◆ Task objective ◆
Go through the data below and copy it exactly, skipping every picture.

◆ Information supplied ◆

+===+

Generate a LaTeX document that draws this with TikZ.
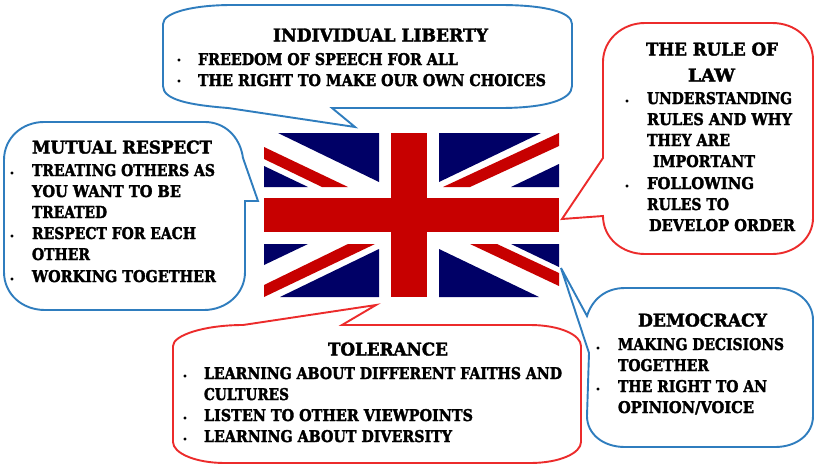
\documentclass[tikz,border=0pt]{standalone}
\usepackage{fontspec}
\usepackage{graphicx}
\setmainfont{DejaVu Serif}[BoldFont={DejaVu Serif Bold},BoldFeatures={FakeBold=2.2}]
\definecolor{bubbleblue}{HTML}{2F7DBE}
\definecolor{bubblered}{HTML}{EC2B2B}
\definecolor{flagblue}{HTML}{000066}
\definecolor{flagred}{HTML}{C70000}
% a line of text fitted to a measured width (pt) and cap height (pt)
\newcommand{\fitted}[3]{\raisebox{0pt}[#2pt][0pt]{\resizebox{#1pt}{#2pt}{\bfseries #3}}}
\newcommand{\ttl}[2]{\fitted{#1}{13}{#2}}
\newcommand{\bdy}[2]{\fitted{#1}{12}{#2}}
\tikzset{
  bubbleB/.style={draw=bubbleblue,line width=1.9pt,fill=white,line join=miter},
  bubbleR/.style={draw=bubblered,line width=1.9pt,fill=white,line join=miter},
  blueT/.style={fill=flagblue},
  redT/.style={fill=flagred},
  txt/.style={anchor=west,inner sep=0pt,outer sep=0pt,text=black},
  dot/.style={anchor=center,inner sep=0pt,font=\bfseries\fontsize{13pt}{13pt}\selectfont,text=black}
}
\begin{document}
\begin{tikzpicture}[x=1pt,y=-1pt]
\useasboundingbox (0,0) rectangle (814,464);
\fill[white] (0,0) rectangle (814,464);
% flag
\fill[blueT] (278,133) -- (379,133) -- (379,182) -- cycle;
\fill[blueT] (264,166) -- (308,187) -- (264,187) -- cycle;
\fill[blueT] (439,133) -- (541,133) -- (439,182) -- cycle;
\fill[blueT] (559,164) -- (559,187) -- (511,187) -- cycle;
\fill[blueT] (264,244) -- (308,244) -- (264,265) -- cycle;
\fill[blueT] (379,249) -- (379,297) -- (280,297) -- cycle;
\fill[blueT] (439,249) -- (539,297) -- (439,297) -- cycle;
\fill[blueT] (511,244) -- (559,244) -- (559,267) -- cycle;
\fill[redT] (264,147) -- (348,187) -- (322,187) -- (264,159) -- cycle;
\fill[redT] (559,133) -- (559,146) -- (470,187) -- (443,187) -- cycle;
\fill[redT] (348,244) -- (375,244) -- (264,297) -- (264,285) -- cycle;
\fill[redT] (470,244) -- (497,244) -- (559,273) -- (559,286) -- cycle;
\fill[redT] (391,133) rectangle (427,297);
\fill[redT] (264,198) rectangle (559,232);
% bubbles
\draw[bubbleB] (163,24) .. controls (163,12) and (195,5) .. (232,5) -- (500,5)
  .. controls (545,5) and (572,12) .. (572,24) -- (572,86)
  .. controls (572,100) and (545,108) .. (500,108) -- (332,108) -- (355,127) -- (228,108)
  .. controls (190,105) and (163,100) .. (163,86) -- cycle;
\draw[bubbleB] (4,160) .. controls (4,138) and (22,122) .. (44,122) -- (205,122)
  .. controls (224,122) and (240,136) .. (243,158) -- (258,201) -- (245,201) -- (245,272)
  .. controls (245,294) and (226,310) .. (204,310) -- (45,310)
  .. controls (22,310) and (4,294) .. (4,272) -- cycle;
\draw[bubbleR] (603,62) .. controls (603,40) and (622,23) .. (645,23) -- (772,23)
  .. controls (795,23) and (813,38) .. (813,60) -- (813,218)
  .. controls (813,238) and (795,254) .. (772,254) -- (645,254)
  .. controls (622,254) and (603,238) .. (603,216) -- (562,219) -- (603,158) -- cycle;
\draw[bubbleB] (587,316) .. controls (592,300) and (605,288) .. (625,288) -- (775,288)
  .. controls (797,288) and (813,302) .. (813,320) -- (813,416)
  .. controls (813,434) and (797,447) .. (775,447) -- (625,447)
  .. controls (603,447) and (587,434) .. (587,416) -- (589,353) -- (561,268) -- cycle;
\draw[bubbleR] (173,346) .. controls (173,335) and (205,325) .. (243,325) -- (376,305) -- (342,325) -- (530,325)
  .. controls (560,325) and (581,335) .. (581,346) -- (581,442)
  .. controls (581,453) and (560,463) .. (530,463) -- (225,463)
  .. controls (195,463) and (173,453) .. (173,442) -- cycle;
% individual liberty
\node[txt] (libT) at (273,35) {\ttl{215}{INDIVIDUAL LIBERTY}};
\node[dot] (libD1) at (179,60) {.};
\node[txt] (lib1) at (198,59) {\bdy{260}{FREEDOM OF SPEECH FOR ALL}};
\node[dot] (libD2) at (179,81) {.};
\node[txt] (lib2) at (198,80) {\bdy{348}{THE RIGHT TO MAKE OUR OWN CHOICES}};
% mutual respect
\node[txt] (mutT) at (32,147) {\ttl{180}{MUTUAL RESPECT}};
\node[dot] (mutD1) at (12,173) {.};
\node[txt] (mut1) at (32,170) {\bdy{183}{TREATING OTHERS AS}};
\node[txt] (mut2) at (32,191) {\bdy{149}{YOU WANT TO BE}};
\node[txt] (mut3) at (32,212) {\bdy{75}{TREATED}};
\node[dot] (mutD2) at (12,236) {.};
\node[txt] (mut4) at (32,233) {\bdy{164}{RESPECT FOR EACH}};
\node[txt] (mut5) at (32,254) {\bdy{58}{OTHER}};
\node[dot] (mutD3) at (12,279) {.};
\node[txt] (mut6) at (32,276) {\bdy{184}{WORKING TOGETHER}};
% rule of law
\node[txt] (lawT1) at (646,49) {\ttl{132}{THE RULE OF}};
\node[txt] (lawT2) at (688,75) {\ttl{47}{LAW}};
\node[dot] (lawD1) at (627,101) {.};
\node[txt] (law1) at (647,98) {\bdy{145}{UNDERSTANDING}};
\node[txt] (law2) at (647,119) {\bdy{145}{RULES AND WHY}};
\node[txt] (law3) at (647,140) {\bdy{83}{THEY ARE}};
\node[txt] (law4) at (653,161) {\bdy{102}{IMPORTANT}};
\node[dot] (lawD2) at (627,186) {.};
\node[txt] (law5) at (647,183) {\bdy{107}{FOLLOWING}};
\node[txt] (law6) at (647,204) {\bdy{82}{RULES TO}};
\node[txt] (law7) at (649,225) {\bdy{146}{DEVELOP ORDER}};
% democracy
\node[txt] (demT) at (638,320) {\ttl{129}{DEMOCRACY}};
\node[dot] (demD1) at (598,348) {.};
\node[txt] (dem1) at (618,344) {\bdy{166}{MAKING DECISIONS}};
\node[txt] (dem2) at (618,365) {\bdy{91}{TOGETHER}};
\node[dot] (demD2) at (598,389) {.};
\node[txt] (dem3) at (618,386) {\bdy{149}{THE RIGHT TO AN}};
\node[txt] (dem4) at (618,407) {\bdy{136}{OPINION/VOICE}};
% tolerance
\node[txt] (tolT) at (328,349) {\ttl{120}{TOLERANCE}};
\node[dot] (tolD1) at (185,376) {.};
\node[txt] (tol1) at (204,373) {\bdy{358}{LEARNING ABOUT DIFFERENT FAITHS AND}};
\node[txt] (tol2) at (204,394) {\bdy{85}{CULTURES}};
\node[dot] (tolD2) at (185,418) {.};
\node[txt] (tol3) at (204,415) {\bdy{269}{LISTEN TO OTHER VIEWPOINTS}};
\node[dot] (tolD3) at (185,439) {.};
\node[txt] (tol4) at (204,436) {\bdy{248}{LEARNING ABOUT DIVERSITY}};
\end{tikzpicture}
\end{document}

+===+

◆ Full output ◆
Generate a LaTeX document that draws this with TikZ.
\documentclass[tikz,border=0pt]{standalone}
\usepackage{fontspec}
\usepackage{graphicx}
\setmainfont{DejaVu Serif}[BoldFont={DejaVu Serif Bold},BoldFeatures={FakeBold=2.2}]
\definecolor{bubbleblue}{HTML}{2F7DBE}
\definecolor{bubblered}{HTML}{EC2B2B}
\definecolor{flagblue}{HTML}{000066}
\definecolor{flagred}{HTML}{C70000}
% a line of text fitted to a measured width (pt) and cap height (pt)
\newcommand{\fitted}[3]{\raisebox{0pt}[#2pt][0pt]{\resizebox{#1pt}{#2pt}{\bfseries #3}}}
\newcommand{\ttl}[2]{\fitted{#1}{13}{#2}}
\newcommand{\bdy}[2]{\fitted{#1}{12}{#2}}
\tikzset{
  bubbleB/.style={draw=bubbleblue,line width=1.9pt,fill=white,line join=miter},
  bubbleR/.style={draw=bubblered,line width=1.9pt,fill=white,line join=miter},
  blueT/.style={fill=flagblue},
  redT/.style={fill=flagred},
  txt/.style={anchor=west,inner sep=0pt,outer sep=0pt,text=black},
  dot/.style={anchor=center,inner sep=0pt,font=\bfseries\fontsize{13pt}{13pt}\selectfont,text=black}
}
\begin{document}
\begin{tikzpicture}[x=1pt,y=-1pt]
\useasboundingbox (0,0) rectangle (814,464);
\fill[white] (0,0) rectangle (814,464);
% flag
\fill[blueT] (278,133) -- (379,133) -- (379,182) -- cycle;
\fill[blueT] (264,166) -- (308,187) -- (264,187) -- cycle;
\fill[blueT] (439,133) -- (541,133) -- (439,182) -- cycle;
\fill[blueT] (559,164) -- (559,187) -- (511,187) -- cycle;
\fill[blueT] (264,244) -- (308,244) -- (264,265) -- cycle;
\fill[blueT] (379,249) -- (379,297) -- (280,297) -- cycle;
\fill[blueT] (439,249) -- (539,297) -- (439,297) -- cycle;
\fill[blueT] (511,244) -- (559,244) -- (559,267) -- cycle;
\fill[redT] (264,147) -- (348,187) -- (322,187) -- (264,159) -- cycle;
\fill[redT] (559,133) -- (559,146) -- (470,187) -- (443,187) -- cycle;
\fill[redT] (348,244) -- (375,244) -- (264,297) -- (264,285) -- cycle;
\fill[redT] (470,244) -- (497,244) -- (559,273) -- (559,286) -- cycle;
\fill[redT] (391,133) rectangle (427,297);
\fill[redT] (264,198) rectangle (559,232);
% bubbles
\draw[bubbleB] (163,24) .. controls (163,12) and (195,5) .. (232,5) -- (500,5)
  .. controls (545,5) and (572,12) .. (572,24) -- (572,86)
  .. controls (572,100) and (545,108) .. (500,108) -- (332,108) -- (355,127) -- (228,108)
  .. controls (190,105) and (163,100) .. (163,86) -- cycle;
\draw[bubbleB] (4,160) .. controls (4,138) and (22,122) .. (44,122) -- (205,122)
  .. controls (224,122) and (240,136) .. (243,158) -- (258,201) -- (245,201) -- (245,272)
  .. controls (245,294) and (226,310) .. (204,310) -- (45,310)
  .. controls (22,310) and (4,294) .. (4,272) -- cycle;
\draw[bubbleR] (603,62) .. controls (603,40) and (622,23) .. (645,23) -- (772,23)
  .. controls (795,23) and (813,38) .. (813,60) -- (813,218)
  .. controls (813,238) and (795,254) .. (772,254) -- (645,254)
  .. controls (622,254) and (603,238) .. (603,216) -- (562,219) -- (603,158) -- cycle;
\draw[bubbleB] (587,316) .. controls (592,300) and (605,288) .. (625,288) -- (775,288)
  .. controls (797,288) and (813,302) .. (813,320) -- (813,416)
  .. controls (813,434) and (797,447) .. (775,447) -- (625,447)
  .. controls (603,447) and (587,434) .. (587,416) -- (589,353) -- (561,268) -- cycle;
\draw[bubbleR] (173,346) .. controls (173,335) and (205,325) .. (243,325) -- (376,305) -- (342,325) -- (530,325)
  .. controls (560,325) and (581,335) .. (581,346) -- (581,442)
  .. controls (581,453) and (560,463) .. (530,463) -- (225,463)
  .. controls (195,463) and (173,453) .. (173,442) -- cycle;
% individual liberty
\node[txt] (libT) at (273,35) {\ttl{215}{INDIVIDUAL LIBERTY}};
\node[dot] (libD1) at (179,60) {.};
\node[txt] (lib1) at (198,59) {\bdy{260}{FREEDOM OF SPEECH FOR ALL}};
\node[dot] (libD2) at (179,81) {.};
\node[txt] (lib2) at (198,80) {\bdy{348}{THE RIGHT TO MAKE OUR OWN CHOICES}};
% mutual respect
\node[txt] (mutT) at (32,147) {\ttl{180}{MUTUAL RESPECT}};
\node[dot] (mutD1) at (12,173) {.};
\node[txt] (mut1) at (32,170) {\bdy{183}{TREATING OTHERS AS}};
\node[txt] (mut2) at (32,191) {\bdy{149}{YOU WANT TO BE}};
\node[txt] (mut3) at (32,212) {\bdy{75}{TREATED}};
\node[dot] (mutD2) at (12,236) {.};
\node[txt] (mut4) at (32,233) {\bdy{164}{RESPECT FOR EACH}};
\node[txt] (mut5) at (32,254) {\bdy{58}{OTHER}};
\node[dot] (mutD3) at (12,279) {.};
\node[txt] (mut6) at (32,276) {\bdy{184}{WORKING TOGETHER}};
% rule of law
\node[txt] (lawT1) at (646,49) {\ttl{132}{THE RULE OF}};
\node[txt] (lawT2) at (688,75) {\ttl{47}{LAW}};
\node[dot] (lawD1) at (627,101) {.};
\node[txt] (law1) at (647,98) {\bdy{145}{UNDERSTANDING}};
\node[txt] (law2) at (647,119) {\bdy{145}{RULES AND WHY}};
\node[txt] (law3) at (647,140) {\bdy{83}{THEY ARE}};
\node[txt] (law4) at (653,161) {\bdy{102}{IMPORTANT}};
\node[dot] (lawD2) at (627,186) {.};
\node[txt] (law5) at (647,183) {\bdy{107}{FOLLOWING}};
\node[txt] (law6) at (647,204) {\bdy{82}{RULES TO}};
\node[txt] (law7) at (649,225) {\bdy{146}{DEVELOP ORDER}};
% democracy
\node[txt] (demT) at (638,320) {\ttl{129}{DEMOCRACY}};
\node[dot] (demD1) at (598,348) {.};
\node[txt] (dem1) at (618,344) {\bdy{166}{MAKING DECISIONS}};
\node[txt] (dem2) at (618,365) {\bdy{91}{TOGETHER}};
\node[dot] (demD2) at (598,389) {.};
\node[txt] (dem3) at (618,386) {\bdy{149}{THE RIGHT TO AN}};
\node[txt] (dem4) at (618,407) {\bdy{136}{OPINION/VOICE}};
% tolerance
\node[txt] (tolT) at (328,349) {\ttl{120}{TOLERANCE}};
\node[dot] (tolD1) at (185,376) {.};
\node[txt] (tol1) at (204,373) {\bdy{358}{LEARNING ABOUT DIFFERENT FAITHS AND}};
\node[txt] (tol2) at (204,394) {\bdy{85}{CULTURES}};
\node[dot] (tolD2) at (185,418) {.};
\node[txt] (tol3) at (204,415) {\bdy{269}{LISTEN TO OTHER VIEWPOINTS}};
\node[dot] (tolD3) at (185,439) {.};
\node[txt] (tol4) at (204,436) {\bdy{248}{LEARNING ABOUT DIVERSITY}};
\end{tikzpicture}
\end{document}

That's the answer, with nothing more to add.